No âmbito jurídico, ser advogado na Coreia do Norte exige não apenas competência técnica, mas também lealdade ao partido. Em uma sociedade socialista centrada no partido, que é uma fonte central de muito poder — incluindo o jurídico —, as palavras dessa agremiação (que não funciona nos moldes dos partidos ocidentais) tem bastante relevância na pirâmide normativa norte-coreana, seguidas pelos Dez Princípios para o Estabelecimento de um Sistema Ideológico Monolítico, pelo estatuto do Partido dos Trabalhadores, pela Constituição socialista e, por fim, pelas leis ordinárias.
A lógica do partido único é garantir a unidade de pensamento e ação em torno de uma ideologia que represente, na visão do regime, os interesses do povo como um todo.
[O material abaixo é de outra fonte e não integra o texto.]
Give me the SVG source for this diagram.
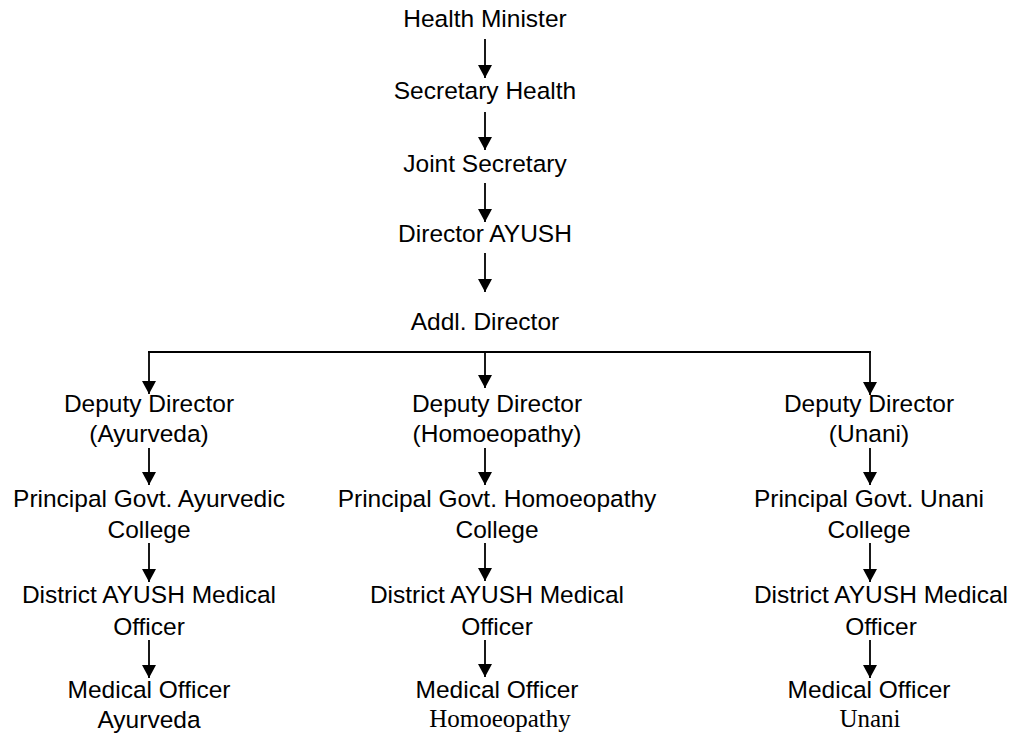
<svg xmlns="http://www.w3.org/2000/svg" width="1012" height="740" viewBox="0 0 1012 740">
<defs>
<style>
.t{font-family:"Liberation Sans",Arial,sans-serif;font-size:24.5px;fill:#000;text-anchor:middle}
.s{font-family:"Liberation Serif","Times New Roman",serif;font-size:25px;fill:#000;text-anchor:middle}
.c{stroke:#000;stroke-width:1.8;fill:none}
.a{marker-end:url(#ah)}
</style>
<marker id="ah" viewBox="0 0 13 14" markerWidth="13" markerHeight="14" refX="13" refY="7" orient="auto" markerUnits="userSpaceOnUse">
<path d="M0,0 L13,7 L0,14 z" fill="#000"/>
</marker>
</defs>
<rect width="1012" height="740" fill="#fff"/>
<g id="connectors">
<line class="c a" x1="485" y1="39" x2="485" y2="78"/>
<line class="c a" x1="485" y1="112" x2="485" y2="150"/>
<line class="c a" x1="485" y1="183" x2="485" y2="222"/>
<line class="c a" x1="485" y1="253" x2="485" y2="292"/>
<line class="c" x1="148" y1="352" x2="871" y2="352"/>
<line class="c a" x1="149" y1="352" x2="149" y2="394"/>
<line class="c a" x1="485" y1="352" x2="485" y2="388"/>
<line class="c a" x1="870" y1="352" x2="870" y2="395"/>
<line class="c a" x1="149" y1="448" x2="149" y2="485"/>
<line class="c a" x1="149" y1="543" x2="149" y2="582"/>
<line class="c a" x1="149" y1="640" x2="149" y2="678"/>
<line class="c a" x1="485" y1="448" x2="485" y2="485"/>
<line class="c a" x1="485" y1="543" x2="485" y2="581"/>
<line class="c a" x1="485" y1="640" x2="485" y2="677"/>
<line class="c a" x1="870" y1="448" x2="870" y2="485"/>
<line class="c a" x1="870" y1="543" x2="870" y2="582"/>
<line class="c a" x1="870" y1="640" x2="870" y2="678"/>
</g>
<g id="health-minister"><text class="t" x="485" y="27">Health Minister</text></g>
<g id="secretary-health"><text class="t" x="485" y="99">Secretary Health</text></g>
<g id="joint-secretary"><text class="t" x="485" y="172">Joint Secretary</text></g>
<g id="director-ayush"><text class="t" x="485" y="242">Director AYUSH</text></g>
<g id="addl-director"><text class="t" x="485" y="330">Addl. Director</text></g>

<g id="dd-ayurveda"><text class="t" x="149" y="412">Deputy Director</text><text class="t" x="149" y="442">(Ayurveda)</text></g>
<g id="principal-ayurvedic"><text class="t" x="149" y="507">Principal Govt. Ayurvedic</text><text class="t" x="149" y="538">College</text></g>
<g id="damo-ayurveda"><text class="t" x="149" y="603">District AYUSH Medical</text><text class="t" x="149" y="635">Officer</text></g>
<g id="mo-ayurveda"><text class="t" x="149" y="698">Medical Officer</text><text class="t" x="149" y="728">Ayurveda</text></g>

<g id="dd-homoeopathy"><text class="t" x="497" y="412">Deputy Director</text><text class="t" x="497" y="442">(Homoeopathy)</text></g>
<g id="principal-homoeopathy"><text class="t" x="497" y="507">Principal Govt. Homoeopathy</text><text class="t" x="497" y="538">College</text></g>
<g id="damo-homoeopathy"><text class="t" x="497" y="603">District AYUSH Medical</text><text class="t" x="497" y="635">Officer</text></g>
<g id="mo-homoeopathy"><text class="t" x="497" y="698">Medical Officer</text><text class="s" x="500" y="727">Homoeopathy</text></g>

<g id="dd-unani"><text class="t" x="869" y="412">Deputy Director</text><text class="t" x="869" y="442">(Unani)</text></g>
<g id="principal-unani"><text class="t" x="869" y="507">Principal Govt. Unani</text><text class="t" x="869" y="538">College</text></g>
<g id="damo-unani"><text class="t" x="881" y="603">District AYUSH Medical</text><text class="t" x="881" y="635">Officer</text></g>
<g id="mo-unani"><text class="t" x="869" y="698">Medical Officer</text><text class="s" x="870" y="727">Unani</text></g>
</svg>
Em vez de haver um sistema multipartidário que poderia gerar divisões ou conflitos de interesse, o partido único organiza e centraliza os debates, respeitando a ideologia socialista. Essa centralização busca evitar o que regimes socialistas consideram como "dispersão burguesa" ou "luta de classes infiltrada", típica de sistemas pluripartidários.
O Estatuto da Advocacia norte-coreano reflete essa realidade. De acordo com o artigo 2º, o advogado tem o dever de apoiar o sistema jurídico estatal, função diretamente subordinada aos interesses partidários. Além disso, os advogados enfrentam uma série de barreiras para entrar na profissão, como a necessidade de cinco anos de experiência jurídica antes de obter a qualificação formal (art. 20). A Ordem dos Advogados, por sua vez, controla desde a distribuição de casos até a definição e pagamento de honorários, podendo decidir que o advogado não receba nada pelo seu trabalho (arts. 25–27).
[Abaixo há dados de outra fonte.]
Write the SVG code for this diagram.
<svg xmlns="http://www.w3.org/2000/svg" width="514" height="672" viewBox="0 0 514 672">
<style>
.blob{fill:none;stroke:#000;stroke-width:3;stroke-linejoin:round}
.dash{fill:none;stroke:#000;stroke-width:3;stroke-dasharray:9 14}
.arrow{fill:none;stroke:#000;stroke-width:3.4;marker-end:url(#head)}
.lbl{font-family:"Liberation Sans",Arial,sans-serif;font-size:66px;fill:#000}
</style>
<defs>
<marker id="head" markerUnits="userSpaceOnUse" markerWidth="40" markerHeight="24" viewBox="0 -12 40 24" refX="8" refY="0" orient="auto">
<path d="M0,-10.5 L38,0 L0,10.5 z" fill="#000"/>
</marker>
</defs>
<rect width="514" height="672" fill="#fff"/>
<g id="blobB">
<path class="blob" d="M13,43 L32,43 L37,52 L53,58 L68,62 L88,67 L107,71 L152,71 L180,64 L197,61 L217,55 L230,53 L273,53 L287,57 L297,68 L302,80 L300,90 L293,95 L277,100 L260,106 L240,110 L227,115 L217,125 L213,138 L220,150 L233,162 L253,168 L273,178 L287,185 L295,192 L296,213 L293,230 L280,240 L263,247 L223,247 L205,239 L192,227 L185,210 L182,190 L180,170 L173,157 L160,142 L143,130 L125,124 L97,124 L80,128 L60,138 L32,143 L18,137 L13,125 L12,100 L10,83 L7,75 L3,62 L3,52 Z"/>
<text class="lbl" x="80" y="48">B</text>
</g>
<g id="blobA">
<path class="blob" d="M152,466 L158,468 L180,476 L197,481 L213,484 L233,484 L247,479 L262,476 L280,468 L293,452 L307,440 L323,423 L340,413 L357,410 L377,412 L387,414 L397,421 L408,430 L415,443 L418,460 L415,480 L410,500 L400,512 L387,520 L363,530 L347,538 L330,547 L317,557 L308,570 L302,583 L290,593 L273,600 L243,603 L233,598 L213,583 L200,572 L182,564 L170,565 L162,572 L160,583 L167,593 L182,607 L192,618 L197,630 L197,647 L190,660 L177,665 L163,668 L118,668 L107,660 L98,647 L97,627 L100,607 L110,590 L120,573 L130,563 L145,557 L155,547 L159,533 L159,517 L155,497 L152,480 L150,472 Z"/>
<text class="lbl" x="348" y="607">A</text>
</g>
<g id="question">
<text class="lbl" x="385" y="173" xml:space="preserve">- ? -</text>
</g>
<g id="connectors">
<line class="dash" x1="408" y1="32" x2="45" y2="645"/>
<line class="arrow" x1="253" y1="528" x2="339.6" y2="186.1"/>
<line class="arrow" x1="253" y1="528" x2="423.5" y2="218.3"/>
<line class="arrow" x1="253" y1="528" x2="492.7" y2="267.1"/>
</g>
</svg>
A advocacia, portanto, é indissociável da lealdade ao partido. Mais do que um profissional do Direito, o advogado norte-coreano é um agente político, cuja sobrevivência na profissão depende de reafirmações constantes de fidelidade ao regime.
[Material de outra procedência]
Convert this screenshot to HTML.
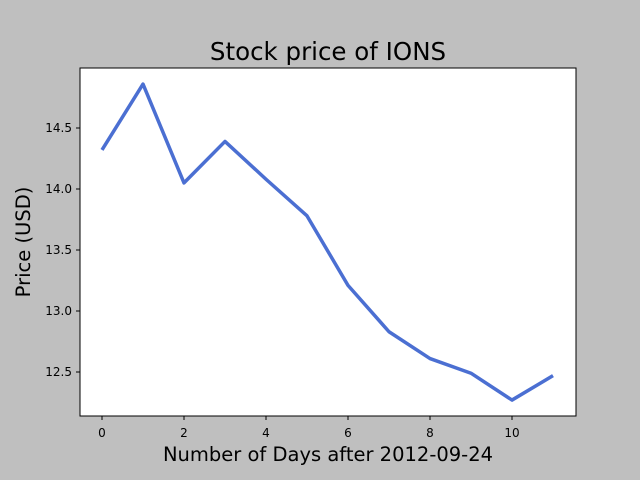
<!DOCTYPE html>
<html><head><meta charset="utf-8"><style>
body{margin:0;background:#bfbfbf;}
svg{display:block;font-family:"DejaVu Sans","Liberation Sans",sans-serif;}
</style></head><body>
<svg id="chart" width="640" height="480">
<rect x="0" y="0" width="640" height="480" fill="#bfbfbf"/>
<rect x="80" y="68" width="496" height="348" fill="#ffffff" stroke="#000" stroke-width="1"/>
<text x="328" y="60" font-size="24.5" text-anchor="middle">Stock price of IONS</text>
<text x="328" y="461" font-size="19.5" text-anchor="middle">Number of Days after 2012-09-24</text>
<text x="0" y="0" font-size="19.5" text-anchor="middle" transform="translate(30,242) rotate(-90)">Price (USD)</text>
<g id="xticks"></g><g id="yticks"></g>
<path id="line" fill="none" stroke="#4b6fd2" stroke-width="3.5" stroke-linejoin="round"/>
</svg>
<script>
const days = [0,1,2,3,4,5,6,7,8,9,10,11];
const prices = [14.32,14.86,14.05,14.39,14.08,13.78,13.21,12.83,12.61,12.49,12.27,12.47];
const xTickValues = [0,2,4,6,8,10];
const yTickValues = [12.5,13.0,13.5,14.0,14.5];
const yTickLabels = ["12.5","13.0","13.5","14.0","14.5"];

const xs = v => 102 + v*41;
const ys = v => 372 - (v-12.5)*122;
const NS = "http://www.w3.org/2000/svg";
const xt = document.getElementById('xticks'), yt = document.getElementById('yticks');
xTickValues.forEach(v=>{
  const l=document.createElementNS(NS,'line');
  l.setAttribute('x1',xs(v));l.setAttribute('x2',xs(v));l.setAttribute('y1',416);l.setAttribute('y2',420);l.setAttribute('stroke','#000');
  
  
  xt.appendChild(l);
  const t=document.createElementNS(NS,'text');
  t.setAttribute('x',xs(v));t.setAttribute('y',437);t.setAttribute('font-size','12');t.setAttribute('text-anchor','middle');
  t.textContent=v;
  
  
  xt.appendChild(t);
});
yTickValues.forEach((v,i)=>{
  const l=document.createElementNS(NS,'line');
  l.setAttribute('x1',76);l.setAttribute('x2',80);l.setAttribute('y1',ys(v));l.setAttribute('y2',ys(v));l.setAttribute('stroke','#000');
  
  
  yt.appendChild(l);
  const t=document.createElementNS(NS,'text');
  t.setAttribute('x',72);t.setAttribute('y',ys(v)+4);t.setAttribute('font-size','12');t.setAttribute('text-anchor','end');
  t.textContent=yTickLabels[i];
  
  
  yt.appendChild(t);
});
document.getElementById('line').setAttribute('d', days.map((d,i)=>(i?'L':'M')+xs(d)+','+ys(prices[i])).join(' '));
</script>
</body></html>
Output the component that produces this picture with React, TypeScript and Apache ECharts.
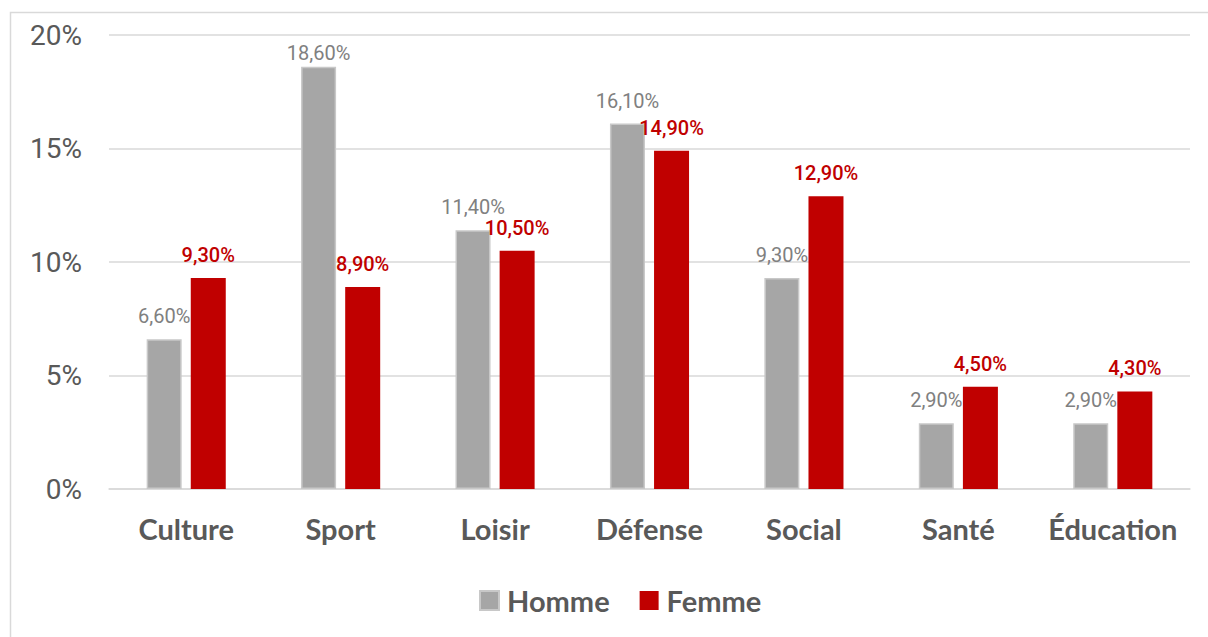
import React, { useEffect, useRef } from "react";
import * as echarts from "echarts";

const categories = ["Culture", "Sport", "Loisir", "Défense", "Social", "Santé", "Éducation"];
const homme = [6.6, 18.6, 11.4, 16.1, 9.3, 2.9, 2.9];
const femme = [9.3, 8.9, 10.5, 14.9, 12.9, 4.5, 4.3];
const yTicks = [0, 5, 10, 15, 20];

const fmt = (v: number) => v.toFixed(2).replace(".", ",") + "%";

export default function App() {
  const ref = useRef<HTMLDivElement>(null);
  useEffect(() => {
    if (!ref.current) return;
    const chart = echarts.init(ref.current, undefined, { renderer: "svg" });
    chart.setOption({
      animation: false,
      backgroundColor: "#ffffff",
      graphic: [
        {
          type: "rect",
          shape: { x: 10.5, y: 12.5, width: 1230, height: 660 },
          style: { fill: "none", stroke: "#d9d9d9", lineWidth: 1.5 },
          silent: true,
          z: -1,
        },
      ],
      grid: { left: 109, right: 18, top: 35, bottom: 148, containLabel: false },
      legend: {
        data: ["Homme", "Femme"],
        left: 474,
        top: 581,
        itemWidth: 19,
        itemHeight: 19,
        itemGap: 30,
        icon: "rect",
        textStyle: { fontFamily: "Lato", fontWeight: "bold", fontSize: 29, color: "#595959", padding: [0, 0, 0, 3] },
      },
      xAxis: {
        type: "category",
        data: categories,
        axisTick: { show: false },
        axisLine: { lineStyle: { color: "#d9d9d9", width: 1.5 } },
        axisLabel: { interval: 0, fontFamily: "Lato", fontWeight: "bold", fontSize: 29, color: "#595959", margin: 25 },
      },
      yAxis: {
        type: "value",
        min: yTicks[0],
        max: yTicks[yTicks.length - 1],
        interval: 5,
        axisLine: { show: false },
        axisTick: { show: false },
        splitLine: { lineStyle: { color: "#d9d9d9", width: 1.5 } },
        axisLabel: {
          formatter: (v: number) => v + "%",
          fontFamily: "Roboto",
          fontSize: 28,
          color: "#595959",
          margin: 27,
        },
      },
      series: [
        {
          name: "Homme",
          type: "bar",
          data: homme.map((v, i) => ({
            value: v,
            label: i === 1 ? { distance: 4 } : undefined,
          })),
          barWidth: 35,
          barGap: "26%",
          itemStyle: { color: "#a6a6a6", borderColor: "#c8c8c8", borderWidth: 1.5 },
          label: {
            show: true,
            position: "top",
            distance: 13,
            formatter: (p: any) => fmt(p.value),
            fontFamily: "Roboto",
            fontSize: 20,
            color: "#808080",
          },
        },
        {
          name: "Femme",
          type: "bar",
          data: femme,
          barWidth: 35,
          itemStyle: { color: "#c00000" },
          label: {
            show: true,
            position: "top",
            distance: 13,
            formatter: (p: any) => fmt(p.value),
            fontFamily: "Roboto",
            fontWeight: 500,
            fontSize: 20,
            color: "#c00000",
          },
        },
      ],
    });
    return () => chart.dispose();
  }, []);
  return (
    <div
      ref={ref}
      style={{ position: "absolute", left: 0, top: 0, width: 1208, height: 637 }}
    />
  );
}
Essa realidade lança luz sobre o papel crítico que a advocacia desempenha em qualquer sociedade. Regimes autoritários frequentemente atacam e desmantelam instituições autônomas, como a Ordem dos Advogados, para consolidar o controle estatal. Em democracias jovens ou em transição, o fortalecimento da advocacia e sua independência de interferências governamentais ou partidárias são essenciais para a preservação do Estado de Direito. No contexto de um sistema comunista, o advogado desempenha um papel dual: enquanto deve zelar pelos interesses de seu cliente, também precisa alinhar suas ações às diretrizes estabelecidas pelo partido central, o que reflete a interdependência entre o sistema jurídico e a ideologia predominante.